The Queen City Continues to Emerge as a Growing Technology Market
- Rising demand from the technology sector continues to push office rental rates in the CBD and Southend/Midtown submarkets to new levels.
- With a combination of fintech job growth, bank mergers and new headquarter announcements, Charlotte is remaining as one of the hottest office markets in the U.S.
- Charlotte continues to gain national recognition as it took the #4 spot in Urban Land Institutes “Markets to Watch” annual ranking.
- Overall vacancy rates were slightly lower this quarter at 8.1% compared to 8.9% last quarter. However, Class A vacancy rates decreased by 1.4% from the previous quarter coming in at 8.9% compared to 10.5% in Q2 2019.
- Some of the most notable leases were Lowe’s taking 200,922 SF at Charlotte Plaza; Hearst Publishing moving into 77,000 SF in Toringdon 7 and Level Brands inking a deal for 50,000 SF at 8845 Red Oak Blvd. within the Airport submarket.
Q3 2019 Office Market Summary
The technology sector has been a focus for robust activity and strong growth as of Q3 2019. Notable companies, like Lowe’s, Microsoft, and LendingTree, have chosen to expand their office presence in Charlotte and are driving new-to-market players, such as Better.com, Mitsubishi UFJ Financial Group and Moody’s Corporation to do the same. A strong demand for premium assets, driven by expansions and relocations, has provided an exciting leasing scene in Charlotte’s urban core. This influx of office demand has begun to outpace supply driving rental rates higher, creating quite the competitive landscape.

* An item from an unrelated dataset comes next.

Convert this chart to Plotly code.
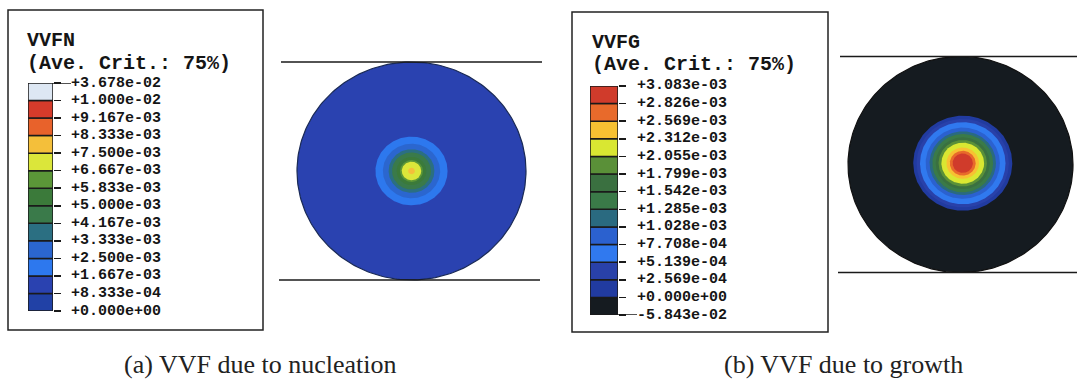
import numpy as np
import plotly.graph_objects as go

W, H = 1077, 381

# ---------------- data ----------------
labels_a = ["+3.678e-02", "+1.000e-02", "+9.167e-03", "+8.333e-03", "+7.500e-03",
            "+6.667e-03", "+5.833e-03", "+5.000e-03", "+4.167e-03", "+3.333e-03",
            "+2.500e-03", "+1.667e-03", "+8.333e-04", "+0.000e+00"]
labels_b = ["+3.083e-03", "+2.826e-03", "+2.569e-03", "+2.312e-03", "+2.055e-03",
            "+1.799e-03", "+1.542e-03", "+1.285e-03", "+1.028e-03", "+7.708e-04",
            "+5.139e-04", "+2.569e-04", "+0.000e+00", "-5.843e-02"]
# band colours, bottom band first
bands_a = ["#2141a6", "#2a42b0", "#2d78ee", "#2b66cf", "#2b6f82", "#3a7a4a",
           "#3b7a3a", "#5b9638", "#dbe63a", "#f4bf3a", "#e8622b", "#d53b2b", "#dde7f3"]
bands_b = ["#151b20", "#213ba0", "#2941a9", "#3079ef", "#2b61cf", "#2a6a80",
           "#3a7a48", "#3a7040", "#5a9038", "#d9e732", "#f7c132", "#e86a2b", "#d03b2b"]
title_a, title_b = "VVFN", "VVFG"
subtitle = "(Ave. Crit.: 75%)"
caption_a, caption_b = "(a) VVF due to nucleation", "(b) VVF due to growth"

# contour rings of each disk (radius relative to disk radius, band index)
ring_r_a = [1.00, 0.315, 0.25, 0.20, 0.17, 0.13, 0.10, 0.085, 0.03]
ring_band_a = [1, 2, 3, 4, 5, 6, 7, 8, 9]
ring_r_b = [1.00, 0.44, 0.41, 0.38, 0.33, 0.295, 0.27, 0.24, 0.215, 0.19, 0.145, 0.115, 0.09]
ring_band_b = [0, 1, 2, 3, 4, 5, 6, 7, 8, 9, 10, 11, 12]
ring_center_b = (0.02, 0.012)

# ---------------- layout helpers ----------------
def px(p):
    return p / W

def py(p):
    return 1 - p / H

fig = go.Figure()
ann = []
shapes = []
LABEL_FONT = dict(family="Liberation Mono", size=15, color="#151515", weight="bold")

def colorbar(ax_id, x0, x1, y0, y1, colors, labels, label_x, long_tick):
    n = len(colors)
    fig.add_trace(go.Bar(x=[0] * n, y=[1] * n, base=list(range(n)),
                         marker=dict(color=colors, line=dict(color="#1a1a1a", width=1.5)),
                         width=1, xaxis="x%d" % ax_id, yaxis="y%d" % ax_id,
                         showlegend=False, hoverinfo="skip"))
    fig.update_layout(**{
        "xaxis%d" % ax_id: dict(domain=[px(x0), px(x1)], range=[-0.5, 0.5], visible=False,
                                fixedrange=True),
        "yaxis%d" % ax_id: dict(domain=[py(y1), py(y0)], range=[0, n], anchor="x%d" % ax_id,
                                side="right", showgrid=False, zeroline=False, showline=False,
                                ticks="outside", ticklen=7, tickwidth=1.5, tickcolor="#1a1a1a",
                                tickvals=list(range(n + 1)), showticklabels=False,
                                fixedrange=True),
    })
    for i, lab in enumerate(labels):
        ann.append(dict(x=px(label_x), y=n - i, xref="paper", yref="y%d" % ax_id,
                        text=lab, showarrow=False, xanchor="left", yanchor="middle",
                        font=LABEL_FONT))
    yv = n if long_tick == "top" else 0
    shapes.append(dict(type="line", xref="paper", yref="y%d" % ax_id,
                       x0=px(x1), x1=px(label_x + 2), y0=yv, y1=yv,
                       line=dict(color="#1a1a1a", width=1.5)))

def disk(ax_id, cx, cy, rx, ry, dom_x, dom_y, radii, band_idx, colors, center, line_x, outline):
    t = np.linspace(0, 2 * np.pi, 241)
    for r, b in zip(radii, band_idx):
        ox, oy = (0, 0) if r >= 1 else center
        fig.add_trace(go.Scatter(x=ox + r * np.cos(t), y=oy + r * np.sin(t), mode="lines",
                                 fill="toself", fillcolor=colors[b],
                                 line=dict(color=outline if r >= 1 else colors[b],
                                           width=1.2 if r >= 1 else 0),
                                 xaxis="x%d" % ax_id, yaxis="y%d" % ax_id,
                                 showlegend=False, hoverinfo="skip"))
    fig.update_layout(**{
        "xaxis%d" % ax_id: dict(domain=[px(dom_x[0]), px(dom_x[1])],
                                range=[(dom_x[0] - cx) / rx, (dom_x[1] - cx) / rx],
                                visible=False, fixedrange=True),
        "yaxis%d" % ax_id: dict(domain=[py(dom_y[1]), py(dom_y[0])],
                                range=[(cy - dom_y[1]) / ry, (cy - dom_y[0]) / ry],
                                anchor="x%d" % ax_id, visible=False, fixedrange=True),
    })
    for yv, (lx0, lx1) in zip([1, -1], line_x):
        shapes.append(dict(type="line", xref="paper", yref="y%d" % ax_id,
                           x0=px(lx0), x1=px(lx1), y0=yv, y1=yv,
                           line=dict(color="#1a1a1a", width=1.5)))

# legend boxes
shapes.append(dict(type="rect", xref="paper", yref="paper", x0=px(8), x1=px(263),
                   y0=py(330), y1=py(10), line=dict(color="#222", width=1.5)))
shapes.append(dict(type="rect", xref="paper", yref="paper", x0=px(572), x1=px(828),
                   y0=py(332), y1=py(12), line=dict(color="#222", width=1.5)))

colorbar(1, 28, 53, 83, 311, bands_a, labels_a, 69, "top")
colorbar(2, 590, 618, 86, 315, bands_b, labels_b, 635, "bottom")

disk(3, 411.5, 171, 114.5, 109, (270, 560), (40, 300), ring_r_a, ring_band_a, bands_a,
     (0, 0), [(281, 542), (279, 540)], "#1a2a55")
disk(4, 960.5, 164.5, 112.5, 108, (830, 1077), (40, 300), ring_r_b, ring_band_b, bands_b,
     ring_center_b, [(840, 1077), (838, 1077)], "#111")

mono = dict(family="Liberation Mono", size=20, color="#151515", weight="bold")
for x, y, txt in [(25, 40, title_a), (25, 63, subtitle), (590, 43, title_b), (590, 64, subtitle)]:
    ann.append(dict(x=px(x), y=py(y), xref="paper", yref="paper", text=txt, showarrow=False,
                    xanchor="left", yanchor="middle", font=mono))

serif = dict(family="Liberation Serif", size=26, color="#222")
for x, txt in [(260, caption_a), (843, caption_b)]:
    ann.append(dict(x=px(x), y=py(364), xref="paper", yref="paper", text=txt, showarrow=False,
                    xanchor="center", yanchor="middle", font=serif))

fig.update_layout(width=W, height=H, autosize=False, margin=dict(l=0, r=0, t=0, b=0),
                  paper_bgcolor="white", plot_bgcolor="rgba(0,0,0,0)",
                  annotations=ann, shapes=shapes, showlegend=False)

fig.write_html("out.html", config={"displayModeBar": False, "staticPlot": True},
               post_script="document.body.style.margin='0';document.body.style.padding='0';"
                           "document.body.style.overflow='hidden';")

Urban Land Institutes listed Charlotte on their annual ranking of “Markets to Watch” as the Top 5 City for First Time Investors. With a thriving financial industry, millennial growth and a tech savvy workforce, confidence is running strong for the Queen City. Moving into Q4 2019, tenant demand is expected to continue to rise, as companies’ eye high quality assets with desirable amenities. Substantial demand will keep driving unprecedented growth in rental rates across the market as developers continue to build and add record levels of new office inventory.